A phalanx of organizations is focused on helping consumers navigate what are now the inconveniences of everyday living — like hot showers, home cooked meals and heat. Columbia Gas did respond relatively quickly with practical help — reimbursing the hotel costs. And, when residents were able to return home, the gas company followed up by distributing hot plates and space heaters to homes but only after determining the wiring could handle the extra load. On this first pass, consumers with faulty wiring were left to fend for themselves. “Columbia Gas is making it feel like it’s our fault,” a frustrated Lois Cosme told the Eagle Tribune.
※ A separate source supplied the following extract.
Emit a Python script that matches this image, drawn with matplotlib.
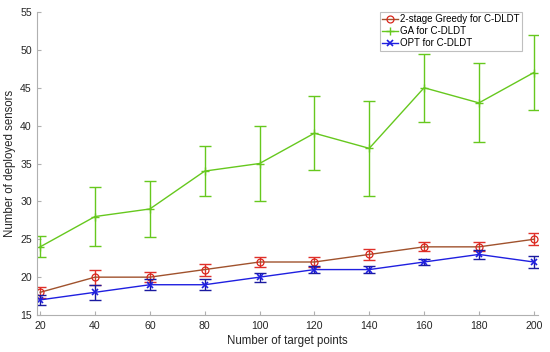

Hearing her story I worry that some residents could put themselves at risk ironically by either sparking a grease or electrical fire trying to make do during the next 60 days. I know what happened in the Merrimack Valley is extremely rare and that most of the time we can safely rely on the gas pipelines that fuel homes and businesses. But in 2018, aren’t there better ways to heat and light our homes without concern that we’re playing Russian roulette with our utilities? Columbia Gas has taken the unprecedented step of offering to pay for customers to make the switch to alternative fuels, and I hope some residents, who otherwise couldn’t afford it, take advantage.
In the interim, several lawsuits have been filed against Columbia Gas. I expect there will be more.
Lawrence Mayor Daniel Rivera has emphasized no one will be left in the cold. He said if necessary they will be sent to warm hotel rooms. Columbia Gas President Steve Bryant has pledged to help consumers with cash support. $10 million has been specifically earmarked for a relief fund.
In the meantime, it’s so easy for somebody else’s recovery to fade from our own present day realities. It’s been one year since Hurricane Maria ripped through Puerto Rico, but many residents are still sleeping under tarps without running water. Four years after lead lined pipes tainted the water, a lot of Flint Michigan residents still drink bottled water. They don’t trust that the water is safe.
As the temperatures continue to tick down, I don’t want to forget that a lot of my Massachusetts neighbors will be in a state of limbo for some time to come.